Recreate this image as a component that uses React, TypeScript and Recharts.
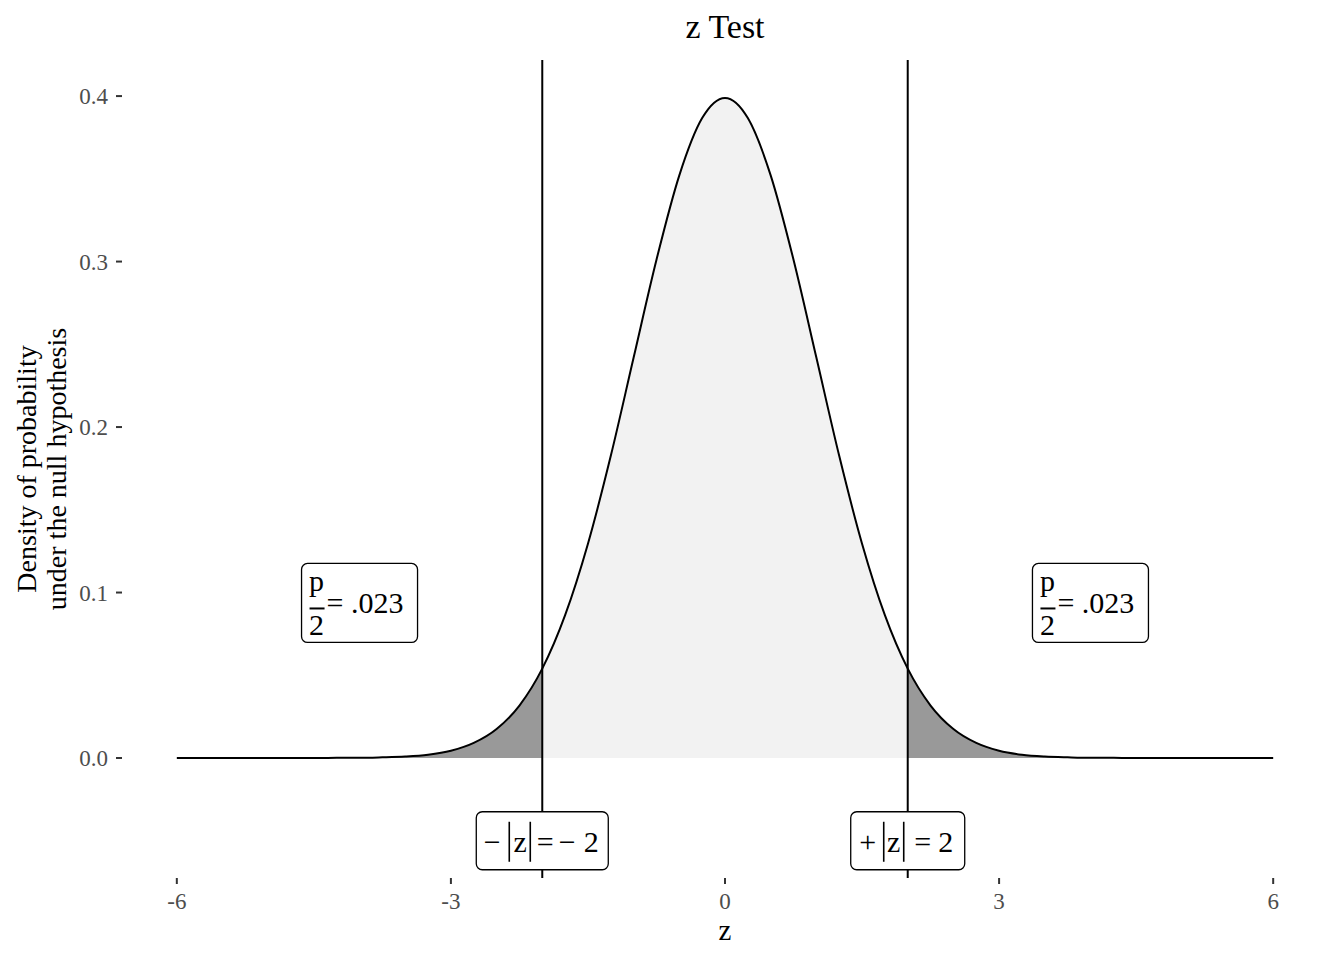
import React from "react";
import {
  ComposedChart,
  XAxis,
  YAxis,
  Area,
  Line,
  ReferenceLine,
  ReferenceDot
} from "recharts";

// z grid and standard normal density
const zValues = [
  -6, -5.75, -5.5, -5.25, -5, -4.75, -4.5, -4.25, -4, -3.75, -3.5, -3.25, -3,
  -2.75, -2.5, -2.25, -2, -1.75, -1.5, -1.25, -1, -0.75, -0.5, -0.25, 0, 0.25,
  0.5, 0.75, 1, 1.25, 1.5, 1.75, 2, 2.25, 2.5, 2.75, 3, 3.25, 3.5, 3.75, 4,
  4.25, 4.5, 4.75, 5, 5.25, 5.5, 5.75, 6
];
const density = [
  0, 0, 0, 0, 0, 0, 0, 0.0001, 0.0001, 0.0004, 0.0009, 0.002, 0.0044, 0.0091,
  0.0175, 0.0317, 0.054, 0.0863, 0.1295, 0.1826, 0.242, 0.3011, 0.3521, 0.3867,
  0.3989, 0.3867, 0.3521, 0.3011, 0.242, 0.1826, 0.1295, 0.0863, 0.054, 0.0317,
  0.0175, 0.0091, 0.0044, 0.002, 0.0009, 0.0004, 0.0001, 0.0001, 0, 0, 0, 0, 0,
  0, 0
];
const criticalZ = [-2, 2];
const xTicks = [-6, -3, 0, 3, 6];
const yTicks = [0, 0.1, 0.2, 0.3, 0.4];
// annotation anchors
const pLabelX = [-4, 4];
const pLabelY = 0.094;
const zLabelY = -0.05;

const data = zValues.map((z, i) => ({
  z,
  d: density[i],
  left: z <= criticalZ[0] ? density[i] : null,
  mid: z >= criticalZ[0] && z <= criticalZ[1] ? density[i] : null,
  right: z >= criticalZ[1] ? density[i] : null
}));

const FONT = '"Liberation Serif", "Times New Roman", serif';
const LABEL_SIZE = 30;

const PLabel = (props: any) => {
  const { cx, cy } = props;
  return (
    <g transform={`translate(${cx},${cy})`} fontFamily={FONT} fill="#000">
      <rect x={-58} y={-39} width={116} height={79} rx={6} fill="#fff" stroke="#000" strokeWidth={1.3} />
      <text x={-43} y={-11} fontSize={LABEL_SIZE} textAnchor="middle">p</text>
      <line x1={-50} x2={-35} y1={6} y2={6} stroke="#000" strokeWidth={2} />
      <text x={-43} y={33} fontSize={LABEL_SIZE} textAnchor="middle">2</text>
      <text x={-33} y={11} fontSize={LABEL_SIZE}>= .023</text>
    </g>
  );
};

const Bars = ({ a, b }: { a: number; b: number }) => (
  <>
    <line x1={a} x2={a} y1={-19} y2={21} stroke="#000" strokeWidth={1.6} />
    <line x1={b} x2={b} y1={-19} y2={21} stroke="#000" strokeWidth={1.6} />
  </>
);

const ZLabelNeg = (props: any) => {
  const { cx, cy } = props;
  return (
    <g transform={`translate(${cx},${cy})`} fontFamily={FONT} fill="#000">
      <rect x={-66} y={-29} width={132} height={58} rx={6} fill="#fff" stroke="#000" strokeWidth={1.3} />
      <text x={-50} y={11} fontSize={LABEL_SIZE} textAnchor="middle">−</text>
      <Bars a={-33} b={-12} />
      <text x={-22} y={11} fontSize={LABEL_SIZE} textAnchor="middle">z</text>
      <text x={3} y={11} fontSize={LABEL_SIZE} textAnchor="middle">=</text>
      <text x={25} y={11} fontSize={LABEL_SIZE} textAnchor="middle">−</text>
      <text x={49} y={11} fontSize={LABEL_SIZE} textAnchor="middle">2</text>
    </g>
  );
};

const ZLabelPos = (props: any) => {
  const { cx, cy } = props;
  return (
    <g transform={`translate(${cx},${cy})`} fontFamily={FONT} fill="#000">
      <rect x={-57} y={-29} width={114} height={58} rx={6} fill="#fff" stroke="#000" strokeWidth={1.3} />
      <text x={-40} y={11} fontSize={LABEL_SIZE} textAnchor="middle">+</text>
      <Bars a={-24} b={-4} />
      <text x={-14} y={11} fontSize={LABEL_SIZE} textAnchor="middle">z</text>
      <text x={15} y={11} fontSize={LABEL_SIZE} textAnchor="middle">=</text>
      <text x={38} y={11} fontSize={LABEL_SIZE} textAnchor="middle">2</text>
    </g>
  );
};

export default function App() {
  return (
    <div style={{ position: "absolute", left: 0, top: 0, width: 1344, height: 960, background: "#fff" }}>
      <ComposedChart
        width={1344}
        height={960}
        data={data}
        margin={{ top: 60, right: 16, bottom: 0, left: 0 }}
      >
        <XAxis
          dataKey="z"
          type="number"
          domain={[-6.6, 6.6]}
          ticks={xTicks}
          allowDataOverflow
          axisLine={false}
          tickSize={6}
          tickMargin={9}
          height={82}
          tickLine={{ stroke: "#333", strokeWidth: 2 }}
          tick={{ fill: "#4d4d4d", fontSize: 23, fontFamily: FONT }}
        />
        <YAxis
          type="number"
          domain={[-0.0725, 0.4218]}
          ticks={yTicks}
          allowDataOverflow
          axisLine={false}
          width={122}
          tickSize={6}
          tickMargin={8}
          tickFormatter={(v: number) => v.toFixed(1)}
          tickLine={{ stroke: "#333", strokeWidth: 2 }}
          tick={{ fill: "#4d4d4d", fontSize: 23, fontFamily: FONT }}
        />
        <Area type="monotone" dataKey="mid" baseValue={0} stroke="none" fill="#f2f2f2" fillOpacity={1} isAnimationActive={false} />
        <Area type="monotone" dataKey="left" baseValue={0} stroke="none" fill="#999999" fillOpacity={1} isAnimationActive={false} />
        <Area type="monotone" dataKey="right" baseValue={0} stroke="none" fill="#999999" fillOpacity={1} isAnimationActive={false} />
        <Line type="monotone" dataKey="d" stroke="#000" strokeWidth={2} dot={false} isAnimationActive={false} />
        {criticalZ.map((c) => (
          <ReferenceLine key={c} x={c} stroke="#000" strokeWidth={2} />
        ))}
        {pLabelX.map((x) => (
          <ReferenceDot key={x} x={x} y={pLabelY} ifOverflow="visible" shape={PLabel} />
        ))}
        <ReferenceDot x={criticalZ[0]} y={zLabelY} ifOverflow="visible" shape={ZLabelNeg} />
        <ReferenceDot x={criticalZ[1]} y={zLabelY} ifOverflow="visible" shape={ZLabelPos} />
      </ComposedChart>
      <svg
        width={1344}
        height={960}
        style={{ position: "absolute", left: 0, top: 0, pointerEvents: "none" }}
        fontFamily={FONT}
      >
        <text x={725} y={38} fontSize={34} textAnchor="middle" fill="#000">z Test</text>
        <text x={725} y={940} fontSize={29} textAnchor="middle" fill="#000">z</text>
        <g transform="translate(26,469) rotate(-90)">
          <text x={0} y={0} fontSize={28} textAnchor="middle" dominantBaseline="central" fill="#000">Density of probability</text>
        </g>
        <g transform="translate(56,469) rotate(-90)">
          <text x={0} y={0} fontSize={28} textAnchor="middle" dominantBaseline="central" fill="#000">under the null hypothesis</text>
        </g>
      </svg>
    </div>
  );
}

━━━━━━

Your instructions —
Return only the lines running from the top of the data to the line that holds "const LABEL_SIZE = 30;". Include both of those lines, but skip the pictures.

Solution —
Recreate this image as a component that uses React, TypeScript and Recharts.
import React from "react";
import {
  ComposedChart,
  XAxis,
  YAxis,
  Area,
  Line,
  ReferenceLine,
  ReferenceDot
} from "recharts";

// z grid and standard normal density
const zValues = [
  -6, -5.75, -5.5, -5.25, -5, -4.75, -4.5, -4.25, -4, -3.75, -3.5, -3.25, -3,
  -2.75, -2.5, -2.25, -2, -1.75, -1.5, -1.25, -1, -0.75, -0.5, -0.25, 0, 0.25,
  0.5, 0.75, 1, 1.25, 1.5, 1.75, 2, 2.25, 2.5, 2.75, 3, 3.25, 3.5, 3.75, 4,
  4.25, 4.5, 4.75, 5, 5.25, 5.5, 5.75, 6
];
const density = [
  0, 0, 0, 0, 0, 0, 0, 0.0001, 0.0001, 0.0004, 0.0009, 0.002, 0.0044, 0.0091,
  0.0175, 0.0317, 0.054, 0.0863, 0.1295, 0.1826, 0.242, 0.3011, 0.3521, 0.3867,
  0.3989, 0.3867, 0.3521, 0.3011, 0.242, 0.1826, 0.1295, 0.0863, 0.054, 0.0317,
  0.0175, 0.0091, 0.0044, 0.002, 0.0009, 0.0004, 0.0001, 0.0001, 0, 0, 0, 0, 0,
  0, 0
];
const criticalZ = [-2, 2];
const xTicks = [-6, -3, 0, 3, 6];
const yTicks = [0, 0.1, 0.2, 0.3, 0.4];
// annotation anchors
const pLabelX = [-4, 4];
const pLabelY = 0.094;
const zLabelY = -0.05;

const data = zValues.map((z, i) => ({
  z,
  d: density[i],
  left: z <= criticalZ[0] ? density[i] : null,
  mid: z >= criticalZ[0] && z <= criticalZ[1] ? density[i] : null,
  right: z >= criticalZ[1] ? density[i] : null
}));

const FONT = '"Liberation Serif", "Times New Roman", serif';
const LABEL_SIZE = 30;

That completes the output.